Research note: ElevenLabs and ScreenApp document features like contextual TTS and single-click PDF conversion; always read provider privacy pages before uploading sensitive docs.
Workflow C — Hybrid: export annotated text and use secure TTS
What it does: Export highlights/summary or cleaned text locally (or to a private cloud like your Notion/Obsidian), then feed smaller chunks to a TTS service or local TTS for better voice quality and navigation.
Why use it: Smaller uploads, better navigation (chapters, timestamps), and easy note-export to Markdown.
Steps:
- Use a reader with OCR + highlight export (PDFgear, or Zotero plugins) to export summaries/annotations.
- Break text into chapters and add brief intros to each for podcast-style transitions.
- Generate MP3s per chapter with either local TTS or a cloud TTS with good voices.
- Stitch with ffmpeg and add ID3 tags and chapter metadata.
Example commands:
- ffmpeg concat: create a file list and run ffmpeg -f concat -safe 0 -i list.txt -c copy full_book.mp3
- Add ID3: id3v2 -t "Title" -a "Author" full_book.mp3
Voice quality tips (make it sound human)
- Choose TTS with prosody and contextual awareness for long reads (ElevenLabs, NaturalReader, Coqui premium models).
- Insert short pauses for section breaks: add "[PAUSE:1s]" or use SSML where supported.
- Normalize and compress audio: ffmpeg -i in.wav -af "loudnorm,acompressor" out.wav
- Pronunciation: add a small custom dictionary or pre-process uncommon names.
Research points: Reviews of top PDF->speech tools show cloud services lead in naturalness, while local engines are improving fast (ScreenApp and ElevenLabs reviews, 2025–26).
Practical examples and time estimates
- 200-page scanned textbook -> OCR + local TTS on a modern laptop: 15–45 minutes depending on OCR quality and TTS model.
- Short research paper -> cloud TTS: <2 minutes to convert and download MP3 (plus upload time).
Quick decision checklist
- Sensitive content or legal/privacy concerns?

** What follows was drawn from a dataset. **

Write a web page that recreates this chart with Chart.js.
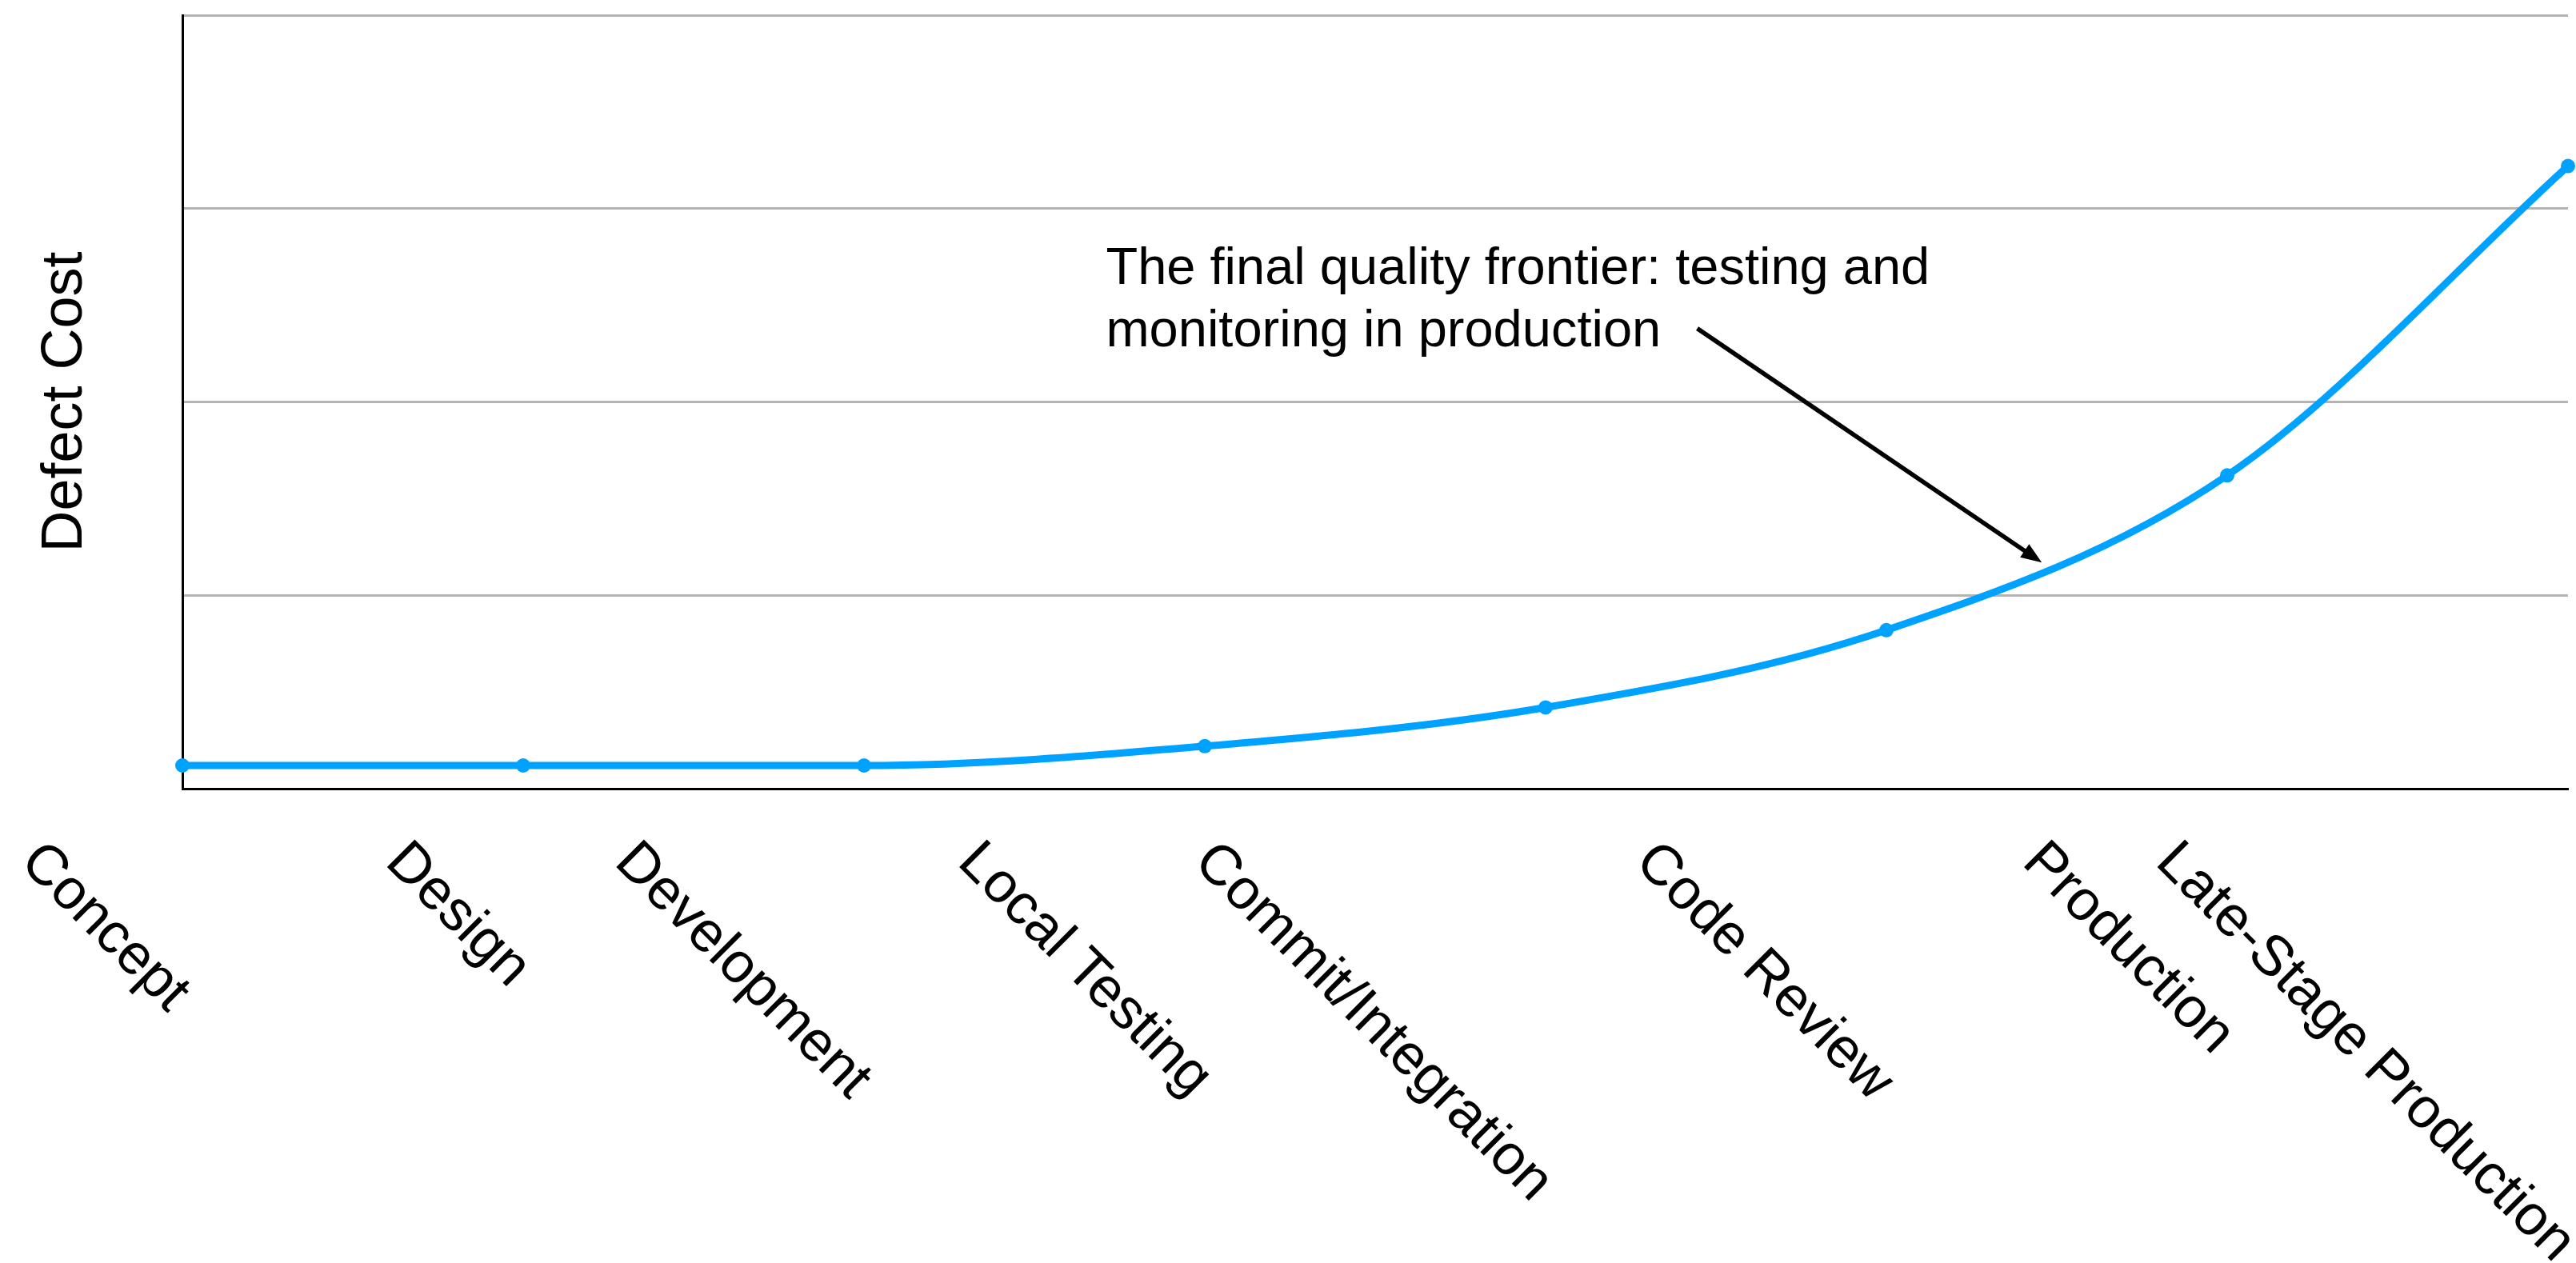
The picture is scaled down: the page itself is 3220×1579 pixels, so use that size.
<!DOCTYPE html>
<html>
<head>
<meta charset="utf-8">
<title>Defect Cost</title>
<script src="https://cdn.jsdelivr.net/npm/chart.js@4.4.1/dist/chart.umd.min.js"></script>
<style>
    html, body { margin: 0; padding: 0; background: #fff; }
    #wrap { width: 3220px; height: 1579px; position: relative; }
</style>
</head>
<body>
<div id="wrap"><canvas id="defectCost"></canvas></div>
<script>
const blue = "#00a2ff";
const gridGray = "#b4b4b4";
const fontFamily = "'Liberation Sans', Arial, sans-serif";

const stages = ["Concept", "Design", "Development", "Local Testing", "Commit/Integration", "Code Review", "Production", "Late-Stage Production"];
const defectCost = [12, 12, 12, 22, 42, 82, 162, 322];
const yTicks = [0, 100, 200, 300, 400];

// callout, placed in data units (stage index, cost)
const noteLines = ["The final quality frontier: testing and", "monitoring in production"];
const noteAt = [2.71, 261];
const arrowFrom = [4.445, 238];
const arrowTo = [5.456, 117];

// rotated stage names under the axis, text running down to the right
const stageLabels = {
    id: "stageLabels",
    afterDraw(chart) {
        const ctx = chart.ctx;
        const xs = chart.scales.x;
        const angle = Math.PI / 4;
        const size = 71;
        const capHeight = 0.716 * size;
        ctx.save();
        ctx.font = size + "px " + fontFamily;
        ctx.fillStyle = "#000";
        ctx.textBaseline = "alphabetic";
        ctx.textAlign = "left";
        stages.forEach((label, i) => {
            const w = ctx.measureText(label).width;
            const px = xs.getPixelForValue(i);
            ctx.save();
            ctx.translate(px + 18 - (w + capHeight) * Math.cos(angle), xs.bottom + 94);
            ctx.rotate(angle);
            ctx.fillText(label, 0, 0);
            ctx.restore();
        });
        ctx.restore();
    }
};

const callout = {
    id: "callout",
    afterDraw(chart) {
        const ctx = chart.ctx;
        const xs = chart.scales.x;
        const ys = chart.scales.y;
        ctx.save();
        ctx.font = "65px " + fontFamily;
        ctx.fillStyle = "#000";
        ctx.textBaseline = "alphabetic";
        const tx = xs.getPixelForValue(noteAt[0]);
        const ty = ys.getPixelForValue(noteAt[1]);
        noteLines.forEach((line, i) => ctx.fillText(line, tx, ty + i * 78));

        const x1 = xs.getPixelForValue(arrowFrom[0]);
        const y1 = ys.getPixelForValue(arrowFrom[1]);
        const x2 = xs.getPixelForValue(arrowTo[0]);
        const y2 = ys.getPixelForValue(arrowTo[1]);
        const a = Math.atan2(y2 - y1, x2 - x1);
        const head = 26;
        ctx.strokeStyle = "#000";
        ctx.lineWidth = 5.5;
        ctx.beginPath();
        ctx.moveTo(x1, y1);
        ctx.lineTo(x2 - head * 0.8 * Math.cos(a), y2 - head * 0.8 * Math.sin(a));
        ctx.stroke();
        ctx.beginPath();
        ctx.moveTo(x2, y2);
        ctx.lineTo(x2 - head * Math.cos(a) + 10 * Math.sin(a), y2 - head * Math.sin(a) - 10 * Math.cos(a));
        ctx.lineTo(x2 - head * Math.cos(a) - 10 * Math.sin(a), y2 - head * Math.sin(a) + 10 * Math.cos(a));
        ctx.closePath();
        ctx.fill();
        ctx.restore();
    }
};

const ctx = document.getElementById("defectCost");

const chart = new Chart(ctx, {
    type: "line",
    data: {
        labels: stages,
        datasets: [{
            data: defectCost,
            borderColor: blue,
            backgroundColor: blue,
            borderWidth: 9,
            cubicInterpolationMode: "monotone",
            pointRadius: 9,
            pointBorderWidth: 0,
            pointBackgroundColor: blue,
        }],
    },
    options: {
        responsive: true,
        maintainAspectRatio: false,
        animation: false,
        layout: {
            autoPadding: false,
            padding: { top: 19, right: 10, bottom: 593, left: 0 },
        },
        plugins: {
            legend: { display: false },
            tooltip: { enabled: false },
        },
        scales: {
            x: {
                type: "category",
                offset: false,
                grid: { display: false, drawTicks: false },
                ticks: { display: false },
                border: { color: "#000", width: 3 },
            },
            y: {
                min: yTicks[0],
                max: yTicks[yTicks.length - 1],
                ticks: { display: false, stepSize: yTicks[1] - yTicks[0] },
                grid: {
                    drawTicks: false,
                    lineWidth: 3,
                    color: (c) => (c.tick && c.tick.value === 0 ? "#000" : gridGray),
                },
                border: { color: "#000", width: 3 },
                title: {
                    display: true,
                    text: "Defect Cost",
                    color: "#000",
                    font: { family: fontFamily, size: 72, lineHeight: 1 },
                    padding: { top: 46, bottom: 110 },
                },
            },
        },
    },
    plugins: [stageLabels, callout],
});
</script>
</body>
</html>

Use Workflow A.
- Low-power device and need great voices? Use Workflow B with careful deletion.
- Want summaries, chapter markers, and shareable notes? Use Workflow C.
Resources and further reading
- ElevenLabs: PDF audio-reader guide (Jan 2026).
- PDFgear: Read PDFs aloud offline (Nov 2025).
- ScreenApp: 2026 roundup of PDF-to-speech tools.
- Tesseract OCR docs and poppler utilities.
Bottom line
You can turn any PDF into listenable audio without sacrificing privacy or voice quality. If privacy matters, OCR locally and run TTS on-device; if convenience and polish matter, pick a privacy-forward cloud provider and remove files when done. Either way, you’ll save time and spare your eyes.